Rodney Crowell singles chronology
| "Lovin' All Night" (1992) | "What Kind of Love" (1992) | "It's Not for Me to Judge" (1992) |

= What Kind of Love =

"What Kind of Love" is a song co-written and recorded by American country music artist Rodney Crowell. It was released in June 1992 as the second single from the album Life Is Messy. The song reached number 11 on the U.S. Billboard Hot Country Singles & Tracks chart and peaked at number 2 on the RPM Country Tracks in Canada.

==History==
Crowell and co-writer Will Jennings wrote the lyrics to a recording of a melody that Roy Orbison had made before his death. The song features backing vocals from Don Henley and Linda Ronstadt.

==Critical reception==
Deborah Evans Price, of Billboard magazine reviewed the song favorably, calling it the "first step in a major effort to immerse this rock-influenced country star into the pop and AC realm. She goes on to say that "twangy instrumentation a la Tom Petty and the late Roy Orbison (with whom this song was penned), combined with an appealing vocal, makes a strong argument for play at these and album rock formats."

==Personnel==
From Life Is Messy liner notes.
- Musicians
- Mickey Curry - drums
- Don Henley - background vocals
- Booker T. Jones - Hammond organ
- Larry Klein - bass guitar, keyboards
- Linda Ronstadt - background vocals
- Steuart Smith - guitars

- Technical
- Larry Klein - producer
- Dan Marnien - engineering, mixing

==Chart performance==
"What Kind of Love" debuted at number 75 on the U.S. Billboard Hot Country Singles & Tracks for the week of June 27, 1992.

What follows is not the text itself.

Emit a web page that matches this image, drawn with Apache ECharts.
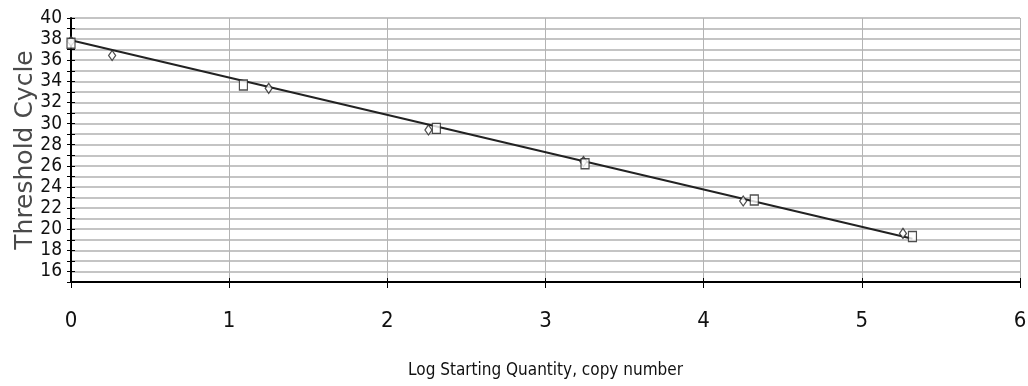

| Chart (1992) | Peak position |
|---|---|
| Canada Top Singles (RPM) | 47 |
| Canada Adult Contemporary (RPM) | 5 |
| Canada Country Tracks (RPM) | 2 |
| US Adult Contemporary (Billboard) | 9 |
| US Hot Country Songs (Billboard) | 11 |

===Year-end charts===

| Chart (1992) | Position |
|---|---|
| Canada Adult Contemporary Tracks (RPM) | 42 |
| Canada Country Tracks (RPM) | 30 |

==Other versions==
Mike Walker covered the song on his 2002 album for DreamWorks Records. It was the B-side to the album's first single, "Honey Do".

Willie Nelson covered the song for his 2025 album of Crowell covers, Oh What A Beautiful World.